Task to complete: Images are not part of the copy; transcribe all the data exactly.

Supplied material:
__________
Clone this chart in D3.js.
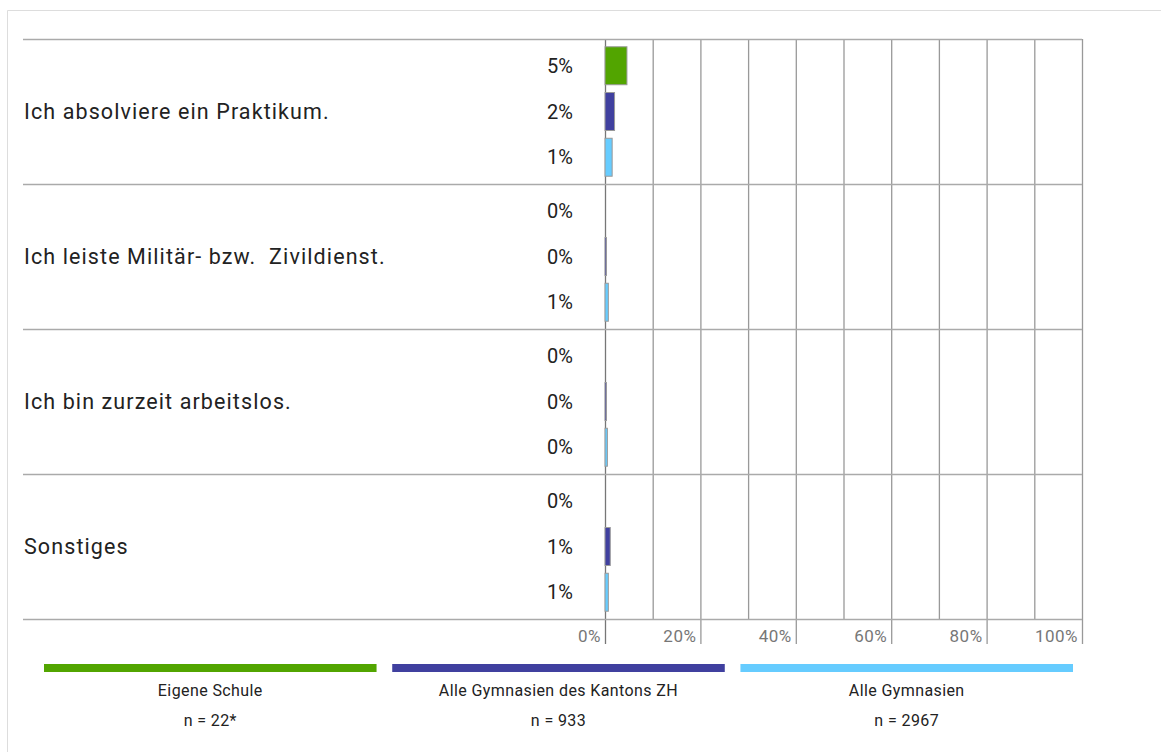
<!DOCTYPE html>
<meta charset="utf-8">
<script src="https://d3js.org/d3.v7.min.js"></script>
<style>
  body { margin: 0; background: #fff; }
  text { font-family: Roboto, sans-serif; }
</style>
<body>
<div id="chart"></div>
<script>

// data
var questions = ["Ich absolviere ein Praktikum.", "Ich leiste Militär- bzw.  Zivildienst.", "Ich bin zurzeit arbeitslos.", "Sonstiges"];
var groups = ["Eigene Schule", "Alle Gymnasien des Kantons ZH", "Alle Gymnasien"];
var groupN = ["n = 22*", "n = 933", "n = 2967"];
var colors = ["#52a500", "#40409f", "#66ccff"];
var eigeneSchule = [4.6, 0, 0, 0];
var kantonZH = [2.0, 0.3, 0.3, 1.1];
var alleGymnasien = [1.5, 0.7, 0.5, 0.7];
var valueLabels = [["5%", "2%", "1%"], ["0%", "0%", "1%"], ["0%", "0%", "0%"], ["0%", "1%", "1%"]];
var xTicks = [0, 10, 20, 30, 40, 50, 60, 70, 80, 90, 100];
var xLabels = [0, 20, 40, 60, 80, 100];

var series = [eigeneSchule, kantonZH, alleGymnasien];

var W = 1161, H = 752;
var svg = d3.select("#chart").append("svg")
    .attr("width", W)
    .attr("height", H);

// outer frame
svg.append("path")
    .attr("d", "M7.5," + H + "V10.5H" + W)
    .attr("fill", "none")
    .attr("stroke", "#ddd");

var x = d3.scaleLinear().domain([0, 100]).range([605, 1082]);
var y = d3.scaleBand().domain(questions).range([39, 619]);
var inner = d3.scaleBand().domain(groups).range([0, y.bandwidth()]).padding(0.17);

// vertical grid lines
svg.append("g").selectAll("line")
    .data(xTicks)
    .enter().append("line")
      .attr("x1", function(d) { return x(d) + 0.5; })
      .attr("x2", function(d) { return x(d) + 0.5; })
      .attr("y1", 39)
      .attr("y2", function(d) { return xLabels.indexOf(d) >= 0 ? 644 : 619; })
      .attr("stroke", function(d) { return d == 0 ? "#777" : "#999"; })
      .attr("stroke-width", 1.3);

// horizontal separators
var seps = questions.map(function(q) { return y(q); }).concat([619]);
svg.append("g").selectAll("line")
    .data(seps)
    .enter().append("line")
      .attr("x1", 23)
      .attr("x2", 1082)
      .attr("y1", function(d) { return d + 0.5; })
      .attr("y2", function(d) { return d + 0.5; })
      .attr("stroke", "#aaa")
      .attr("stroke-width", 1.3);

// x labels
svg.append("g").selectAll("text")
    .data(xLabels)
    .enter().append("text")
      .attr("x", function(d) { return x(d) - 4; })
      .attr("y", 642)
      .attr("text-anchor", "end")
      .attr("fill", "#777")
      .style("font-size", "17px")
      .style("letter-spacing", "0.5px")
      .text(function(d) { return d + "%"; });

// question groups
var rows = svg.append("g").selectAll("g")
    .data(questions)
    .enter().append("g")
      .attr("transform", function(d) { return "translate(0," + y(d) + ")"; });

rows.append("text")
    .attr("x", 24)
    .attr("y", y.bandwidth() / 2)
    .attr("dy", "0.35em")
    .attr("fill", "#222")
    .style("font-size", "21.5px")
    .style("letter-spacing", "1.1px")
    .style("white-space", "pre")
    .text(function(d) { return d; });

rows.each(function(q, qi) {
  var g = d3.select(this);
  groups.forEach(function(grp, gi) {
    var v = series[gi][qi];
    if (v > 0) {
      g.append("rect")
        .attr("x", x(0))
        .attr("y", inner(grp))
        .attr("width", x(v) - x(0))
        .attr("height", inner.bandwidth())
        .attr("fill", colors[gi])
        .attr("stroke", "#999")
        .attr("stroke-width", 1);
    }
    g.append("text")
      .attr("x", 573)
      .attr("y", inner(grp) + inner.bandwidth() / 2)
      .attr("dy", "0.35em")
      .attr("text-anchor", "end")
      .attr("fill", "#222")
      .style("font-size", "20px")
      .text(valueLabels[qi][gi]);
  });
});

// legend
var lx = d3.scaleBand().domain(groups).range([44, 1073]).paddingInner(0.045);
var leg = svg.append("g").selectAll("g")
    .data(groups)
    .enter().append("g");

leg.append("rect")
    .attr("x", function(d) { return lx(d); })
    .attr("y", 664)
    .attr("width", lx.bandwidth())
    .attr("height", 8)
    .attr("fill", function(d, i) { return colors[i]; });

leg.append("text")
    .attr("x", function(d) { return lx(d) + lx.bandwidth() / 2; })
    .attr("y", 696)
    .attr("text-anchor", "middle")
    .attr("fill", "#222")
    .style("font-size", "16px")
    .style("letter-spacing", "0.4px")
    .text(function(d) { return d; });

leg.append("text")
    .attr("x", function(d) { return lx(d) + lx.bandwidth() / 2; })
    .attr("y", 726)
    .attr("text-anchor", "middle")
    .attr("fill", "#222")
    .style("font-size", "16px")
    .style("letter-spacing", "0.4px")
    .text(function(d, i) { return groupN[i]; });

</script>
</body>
__________
Output of the task:
Clone this chart in D3.js.
<!DOCTYPE html>
<meta charset="utf-8">
<script src="https://d3js.org/d3.v7.min.js"></script>
<style>
  body { margin: 0; background: #fff; }
  text { font-family: Roboto, sans-serif; }
</style>
<body>
<div id="chart"></div>
<script>

// data
var questions = ["Ich absolviere ein Praktikum.", "Ich leiste Militär- bzw.  Zivildienst.", "Ich bin zurzeit arbeitslos.", "Sonstiges"];
var groups = ["Eigene Schule", "Alle Gymnasien des Kantons ZH", "Alle Gymnasien"];
var groupN = ["n = 22*", "n = 933", "n = 2967"];
var colors = ["#52a500", "#40409f", "#66ccff"];
var eigeneSchule = [4.6, 0, 0, 0];
var kantonZH = [2.0, 0.3, 0.3, 1.1];
var alleGymnasien = [1.5, 0.7, 0.5, 0.7];
var valueLabels = [["5%", "2%", "1%"], ["0%", "0%", "1%"], ["0%", "0%", "0%"], ["0%", "1%", "1%"]];
var xTicks = [0, 10, 20, 30, 40, 50, 60, 70, 80, 90, 100];
var xLabels = [0, 20, 40, 60, 80, 100];

var series = [eigeneSchule, kantonZH, alleGymnasien];

var W = 1161, H = 752;
var svg = d3.select("#chart").append("svg")
    .attr("width", W)
    .attr("height", H);

// outer frame
svg.append("path")
    .attr("d", "M7.5," + H + "V10.5H" + W)
    .attr("fill", "none")
    .attr("stroke", "#ddd");

var x = d3.scaleLinear().domain([0, 100]).range([605, 1082]);
var y = d3.scaleBand().domain(questions).range([39, 619]);
var inner = d3.scaleBand().domain(groups).range([0, y.bandwidth()]).padding(0.17);

// vertical grid lines
svg.append("g").selectAll("line")
    .data(xTicks)
    .enter().append("line")
      .attr("x1", function(d) { return x(d) + 0.5; })
      .attr("x2", function(d) { return x(d) + 0.5; })
      .attr("y1", 39)
      .attr("y2", function(d) { return xLabels.indexOf(d) >= 0 ? 644 : 619; })
      .attr("stroke", function(d) { return d == 0 ? "#777" : "#999"; })
      .attr("stroke-width", 1.3);

// horizontal separators
var seps = questions.map(function(q) { return y(q); }).concat([619]);
svg.append("g").selectAll("line")
    .data(seps)
    .enter().append("line")
      .attr("x1", 23)
      .attr("x2", 1082)
      .attr("y1", function(d) { return d + 0.5; })
      .attr("y2", function(d) { return d + 0.5; })
      .attr("stroke", "#aaa")
      .attr("stroke-width", 1.3);

// x labels
svg.append("g").selectAll("text")
    .data(xLabels)
    .enter().append("text")
      .attr("x", function(d) { return x(d) - 4; })
      .attr("y", 642)
      .attr("text-anchor", "end")
      .attr("fill", "#777")
      .style("font-size", "17px")
      .style("letter-spacing", "0.5px")
      .text(function(d) { return d + "%"; });

// question groups
var rows = svg.append("g").selectAll("g")
    .data(questions)
    .enter().append("g")
      .attr("transform", function(d) { return "translate(0," + y(d) + ")"; });

rows.append("text")
    .attr("x", 24)
    .attr("y", y.bandwidth() / 2)
    .attr("dy", "0.35em")
    .attr("fill", "#222")
    .style("font-size", "21.5px")
    .style("letter-spacing", "1.1px")
    .style("white-space", "pre")
    .text(function(d) { return d; });

rows.each(function(q, qi) {
  var g = d3.select(this);
  groups.forEach(function(grp, gi) {
    var v = series[gi][qi];
    if (v > 0) {
      g.append("rect")
        .attr("x", x(0))
        .attr("y", inner(grp))
        .attr("width", x(v) - x(0))
        .attr("height", inner.bandwidth())
        .attr("fill", colors[gi])
        .attr("stroke", "#999")
        .attr("stroke-width", 1);
    }
    g.append("text")
      .attr("x", 573)
      .attr("y", inner(grp) + inner.bandwidth() / 2)
      .attr("dy", "0.35em")
      .attr("text-anchor", "end")
      .attr("fill", "#222")
      .style("font-size", "20px")
      .text(valueLabels[qi][gi]);
  });
});

// legend
var lx = d3.scaleBand().domain(groups).range([44, 1073]).paddingInner(0.045);
var leg = svg.append("g").selectAll("g")
    .data(groups)
    .enter().append("g");

leg.append("rect")
    .attr("x", function(d) { return lx(d); })
    .attr("y", 664)
    .attr("width", lx.bandwidth())
    .attr("height", 8)
    .attr("fill", function(d, i) { return colors[i]; });

leg.append("text")
    .attr("x", function(d) { return lx(d) + lx.bandwidth() / 2; })
    .attr("y", 696)
    .attr("text-anchor", "middle")
    .attr("fill", "#222")
    .style("font-size", "16px")
    .style("letter-spacing", "0.4px")
    .text(function(d) { return d; });

leg.append("text")
    .attr("x", function(d) { return lx(d) + lx.bandwidth() / 2; })
    .attr("y", 726)
    .attr("text-anchor", "middle")
    .attr("fill", "#222")
    .style("font-size", "16px")
    .style("letter-spacing", "0.4px")
    .text(function(d, i) { return groupN[i]; });

</script>
</body>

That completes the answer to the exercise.